Prompt —
Start at the line containing "Write the Chart.js code for this chart.", stop at the line containing "const seriesNames = ['5", and please reproduce every line in between, both ends included, without pictures.

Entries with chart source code
§
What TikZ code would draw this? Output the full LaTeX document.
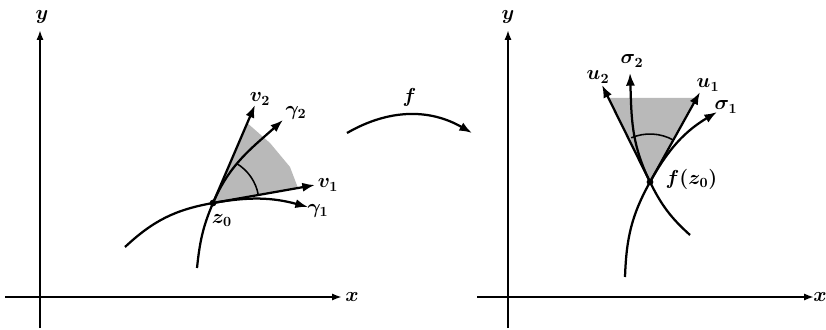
\documentclass[tikz,border=0pt]{standalone}
\usetikzlibrary{arrows.meta, positioning}

\begin{document}
\begin{tikzpicture}[
  ax/.style={-{Latex[length=7pt,width=5pt]}, line width=1.3pt},
  vec/.style={-{Latex[length=9pt,width=6.5pt]}, line width=1.6pt},
  crv/.style={line width=1.6pt},
  ang/.style={line width=1.1pt},
  shd/.style={fill=gray!55, draw=none},
  pt/.style={circle, fill, inner sep=1.7pt},
  lbl/.style={font=\Large\boldmath, inner sep=1pt}
]
  \useasboundingbox (0,0) rectangle (20.65,8.225);

  % left plane
  \coordinate (lx0) at (0.125,0.8);  \coordinate (lx1) at (8.55,0.8);
  \coordinate (ly0) at (1.0,0.025);  \coordinate (ly1) at (1.0,7.475);
  \node[pt](z0) at (5.325,3.15) {};
  \coordinate (v1e) at (7.875,3.6);  \coordinate (v2e) at (6.375,5.6);
  \coordinate (g1s) at (3.125,2.05); \coordinate (g1e) at (7.7,3.05);
  \coordinate (g2s) at (4.925,1.525);\coordinate (g2e) at (7.075,5.225);

  \fill[shd] (z0.center) -- (6.18,5.15) -- (6.75,4.65) -- (7.25,4.05) -- (7.45,3.525) -- cycle;
  \draw[ax] (lx0) -- (lx1);
  \draw[ax] (ly0) -- (ly1);
  \foreach \e in {v1e, v2e}{\draw[vec] (z0.center) -- (\e);}
  \draw[vec] (g1s) to[out=43,in=190] (z0.center) to[out=10,in=165] (g1e);
  \draw[vec] (g2s) to[out=84,in=246.8] (z0.center) to[out=66.8,in=222] (g2e);
  \draw[ang] ([shift={(10:1.15)}]z0.center) arc[start angle=10, end angle=59, radius=1.15];

  \node[lbl](lxl) at (8.8,0.8)    {$x$};
  \node[lbl](lyl) at (1.05,7.8)   {$y$};
  \node[lbl](v2l) at (6.5,5.75)   {$v_2$};
  \node[lbl](g2l) at (7.4,5.4)    {$\gamma_2$};
  \node[lbl](v1l) at (8.2,3.6)    {$v_1$};
  \node[lbl](g1l) at (7.95,2.95)  {$\gamma_1$};
  \node[lbl](z0l) at (5.55,2.72)  {$z_0$};

  % the map f
  \coordinate (fa) at (8.675,4.9);  \coordinate (fb) at (11.8,4.9);
  \draw[vec] (fa) to[bend left=30] node[lbl, above=4pt](fl){$f$} (fb);

  % right plane
  \coordinate (rx0) at (11.925,0.8); \coordinate (rx1) at (20.35,0.8);
  \coordinate (ry0) at (12.7,0.025); \coordinate (ry1) at (12.7,7.475);
  \node[pt](fz0) at (16.25,3.675) {};
  \coordinate (u1e) at (17.5,5.925); \coordinate (u2e) at (15.05,6.1);
  \coordinate (s1s) at (15.625,1.3); \coordinate (s1e) at (17.925,5.425);
  \coordinate (s2s) at (17.25,2.35); \coordinate (s2e) at (15.75,6.4);

  \fill[shd] (fz0.center) -- (15.21,5.775) -- (17.417,5.775) -- cycle;
  \draw[ax] (rx0) -- (rx1);
  \draw[ax] (ry0) -- (ry1);
  \foreach \e in {u1e, u2e}{\draw[vec] (fz0.center) -- (\e);}
  \draw[vec] (s1s) to[out=88,in=240.9] (fz0.center) to[out=60.9,in=211] (s1e);
  \draw[vec] (s2s) to[out=138,in=-63.7] (fz0.center) to[out=116.3,in=-88] (s2e);
  \draw[ang] ([shift={(61:1.2)}]fz0.center) arc[start angle=61, end angle=113, radius=1.2];

  \node[lbl](rxl) at (20.5,0.8)    {$x$};
  \node[lbl](ryl) at (12.7,7.8)    {$y$};
  \node[lbl](s2l) at (15.8,6.7)    {$\sigma_2$};
  \node[lbl](u2l) at (14.95,6.3)   {$u_2$};
  \node[lbl](u1l) at (17.7,6.1)    {$u_1$};
  \node[lbl](s1l) at (18.15,5.55)  {$\sigma_1$};
  \node[lbl, anchor=west](fzl) at (16.6,3.75) {$f(z_0)$};
\end{tikzpicture}
\end{document}
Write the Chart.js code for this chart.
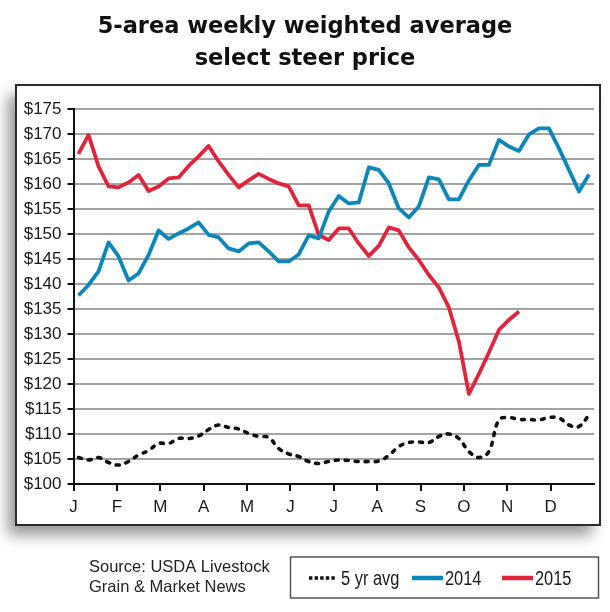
<!DOCTYPE html>
<html>
<head>
<meta charset="utf-8">
<script src="https://cdn.jsdelivr.net/npm/chart.js@4.4.1/dist/chart.umd.min.js"></script>
<style>
  html, body { margin: 0; padding: 0; background: #fff; }
  #wrap { width: 610px; height: 612px; position: relative; }
</style>
</head>
<body>
<div id="wrap"><canvas id="steerChart"></canvas></div>
<script>
// Weekly select steer price, $/cwt, one value per week of the year
const monthLabels = ['J', 'F', 'M', 'A', 'M', 'J', 'J', 'A', 'S', 'O', 'N', 'D'];
const yTickValues = [100, 105, 110, 115, 120, 125, 130, 135, 140, 145, 150, 155, 160, 165, 170, 175];
const seriesNames = ['5 yr avg', '2014', '2015'];

const avg5yr = [
  105.3, 104.8, 105.3, 104.3, 103.8, 104.5, 105.8, 106.7, 108.1, 108.1,
  109.1, 109.1, 109.6, 110.9, 111.8, 111.3, 111.0, 110.1, 109.5, 109.3,
  107.1, 106.0, 105.5, 104.5, 104.1, 104.5, 104.8, 104.7, 104.5, 104.5,
  104.6, 105.7, 107.5, 108.3, 108.4, 108.3, 109.5, 110.0, 109.1, 106.5,
  105.3, 106.5, 112.8, 113.3, 112.9, 112.9, 112.8, 113.3, 113.2, 111.8,
  111.5, 113.8
];
const price2014 = [
  137.7, 139.8, 142.5, 148.3, 145.5, 140.7, 142.1, 145.8, 150.7, 149.0,
  150.1, 151.1, 152.3, 149.8, 149.3, 147.1, 146.5, 148.1, 148.3, 146.5,
  144.5, 144.5, 145.9, 149.7, 149.1, 154.5, 157.6, 156.1, 156.3, 163.3,
  162.8, 160.1, 155.1, 153.3, 155.5, 161.3, 160.9, 156.9, 156.9, 160.7,
  163.8, 163.8, 168.8, 167.5, 166.6, 169.9, 171.1, 171.1, 167.1, 162.8,
  158.5, 161.9
];
const price2015 = [
  166.0, 169.8, 163.5, 159.5, 159.3, 160.3, 161.8, 158.6, 159.5, 161.1,
  161.3, 163.6, 165.5, 167.6, 164.5, 161.8, 159.3, 160.7, 162.0, 161.0,
  160.1, 159.5, 155.7, 155.7, 149.8, 148.8, 151.1, 151.1, 148.1, 145.6,
  147.6, 151.3, 150.7, 147.3, 144.8, 141.8, 139.3, 135.3, 128.5, 118.0,
  122.0, 126.3, 130.8, 132.8, 134.5
];
const sourceLines = ['Source: USDA Livestock', 'Grain & Market News'];

const WEEKS = 52;
// weekly values sit in the middle of their week slot
const toPoints = arr => arr.map((v, i) => ({ x: i + 0.5, y: v }));

const legendSlots = [309, 412, 502];

// white panel with a soft drop shadow behind the plot
const framePanel = {
  id: 'framePanel',
  beforeDraw(chart) {
    const ctx = chart.ctx;
    ctx.save();
    ctx.shadowColor = 'rgba(0,0,0,0.42)';
    ctx.shadowBlur = 14;
    ctx.shadowOffsetX = -8;
    ctx.shadowOffsetY = 10;
    ctx.fillStyle = '#fff';
    ctx.fillRect(16, 85, 584, 440);
    ctx.restore();
    ctx.save();
    ctx.strokeStyle = '#2b2b2b';
    ctx.lineWidth = 2;
    ctx.strokeRect(16, 85, 584, 440);
    ctx.restore();
  }
};

// boxed legend + source note under the panel
const footerLegend = {
  id: 'footerLegend',
  afterDraw(chart) {
    const ctx = chart.ctx;
    ctx.save();
    ctx.strokeStyle = '#555';
    ctx.lineWidth = 1.5;
    ctx.strokeRect(290.5, 557, 308, 41);

    const y = 578;
    ctx.font = '20px "Liberation Sans", Arial, sans-serif';
    ctx.textBaseline = 'middle';
    chart.data.datasets.forEach((ds, i) => {
      const x0 = legendSlots[i];
      const dotted = !!ds.borderDash;
      const w = dotted ? 26 : 31;
      ctx.beginPath();
      ctx.strokeStyle = ds.borderColor;
      ctx.lineWidth = dotted ? 3.5 : 4.5;
      ctx.lineCap = 'butt';
      ctx.setLineDash(dotted ? [3.4, 2.2] : []);
      ctx.moveTo(x0, y);
      ctx.lineTo(x0 + w, y);
      ctx.stroke();
      ctx.setLineDash([]);
      // squeeze the label to mimic the narrow face of the original
      ctx.save();
      ctx.translate(x0 + w + (dotted ? 6 : 2), y + 1);
      ctx.scale(0.82, 1);
      ctx.fillStyle = '#1a1a1a';
      ctx.fillText(ds.label, 0, 0);
      ctx.restore();
    });

    ctx.font = '16.5px "Liberation Sans", Arial, sans-serif';
    ctx.textBaseline = 'alphabetic';
    ctx.fillStyle = '#222';
    sourceLines.forEach((line, i) => ctx.fillText(line, 89, 572 + i * 20));
    ctx.restore();
  }
};

const chart = new Chart(document.getElementById('steerChart'), {
  type: 'line',
  data: {
    datasets: [
      {
        label: seriesNames[0],
        data: toPoints(avg5yr),
        borderColor: '#111',
        borderWidth: 3.6,
        borderDash: [3, 7],
        borderCapStyle: 'round',
        tension: 0.4,
        pointRadius: 0
      },
      {
        label: seriesNames[1],
        data: toPoints(price2014),
        borderColor: '#0a86b8',
        borderWidth: 3.8,
        borderJoinStyle: 'round',
        tension: 0,
        pointRadius: 0
      },
      {
        label: seriesNames[2],
        data: toPoints(price2015),
        borderColor: '#e0243c',
        borderWidth: 3.8,
        borderJoinStyle: 'round',
        tension: 0,
        pointRadius: 0
      }
    ]
  },
  options: {
    responsive: true,
    maintainAspectRatio: false,
    animation: false,
    layout: { padding: { left: 16, right: 16, top: 0, bottom: 0 } },
    plugins: {
      legend: { display: false },
      tooltip: { enabled: false },
      title: {
        display: true,
        text: ['5-area weekly weighted average', 'select steer price'],
        color: '#111',
        font: { family: '"DejaVu Sans", sans-serif', weight: 'bold', size: 22.5, lineHeight: 1.42 },
        padding: { top: 11, bottom: 34 }
      }
    },
    scales: {
      x: {
        type: 'linear',
        min: 0,
        max: WEEKS,
        afterBuildTicks: scale => {
          scale.ticks = monthLabels.map((_, m) => ({ value: m * WEEKS / 12 }));
        },
        afterFit: scale => { scale.height = 128; },
        grid: { drawOnChartArea: false, drawTicks: true, tickLength: 7, tickColor: '#111', lineWidth: 2 },
        border: { color: '#111', width: 2 },
        ticks: {
          autoSkip: false,
          maxRotation: 0,
          padding: 6,
          color: '#1a1a1a',
          font: { family: '"Liberation Sans", Arial, sans-serif', size: 17 },
          callback: (v, i) => monthLabels[i]
        }
      },
      y: {
        min: 100,
        max: 175,
        afterBuildTicks: scale => {
          scale.ticks = yTickValues.map(v => ({ value: v }));
        },
        afterFit: scale => { scale.width = 57.5; },
        grid: { color: '#a3a3a3', lineWidth: 2, tickLength: 6, tickColor: '#111' },
        border: { color: '#111', width: 2 },
        ticks: {
          padding: 6,
          color: '#1a1a1a',
          font: { family: '"Liberation Sans", Arial, sans-serif', size: 17 },
          callback: v => '$' + v
        }
      }
    }
  },
  plugins: [framePanel, footerLegend]
});
</script>
</body>
</html>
§
Answer to this task —
Write the Chart.js code for this chart.
<!DOCTYPE html>
<html>
<head>
<meta charset="utf-8">
<script src="https://cdn.jsdelivr.net/npm/chart.js@4.4.1/dist/chart.umd.min.js"></script>
<style>
  html, body { margin: 0; padding: 0; background: #fff; }
  #wrap { width: 610px; height: 612px; position: relative; }
</style>
</head>
<body>
<div id="wrap"><canvas id="steerChart"></canvas></div>
<script>
// Weekly select steer price, $/cwt, one value per week of the year
const monthLabels = ['J', 'F', 'M', 'A', 'M', 'J', 'J', 'A', 'S', 'O', 'N', 'D'];
const yTickValues = [100, 105, 110, 115, 120, 125, 130, 135, 140, 145, 150, 155, 160, 165, 170, 175];
const seriesNames = ['5 yr avg', '2014', '2015'];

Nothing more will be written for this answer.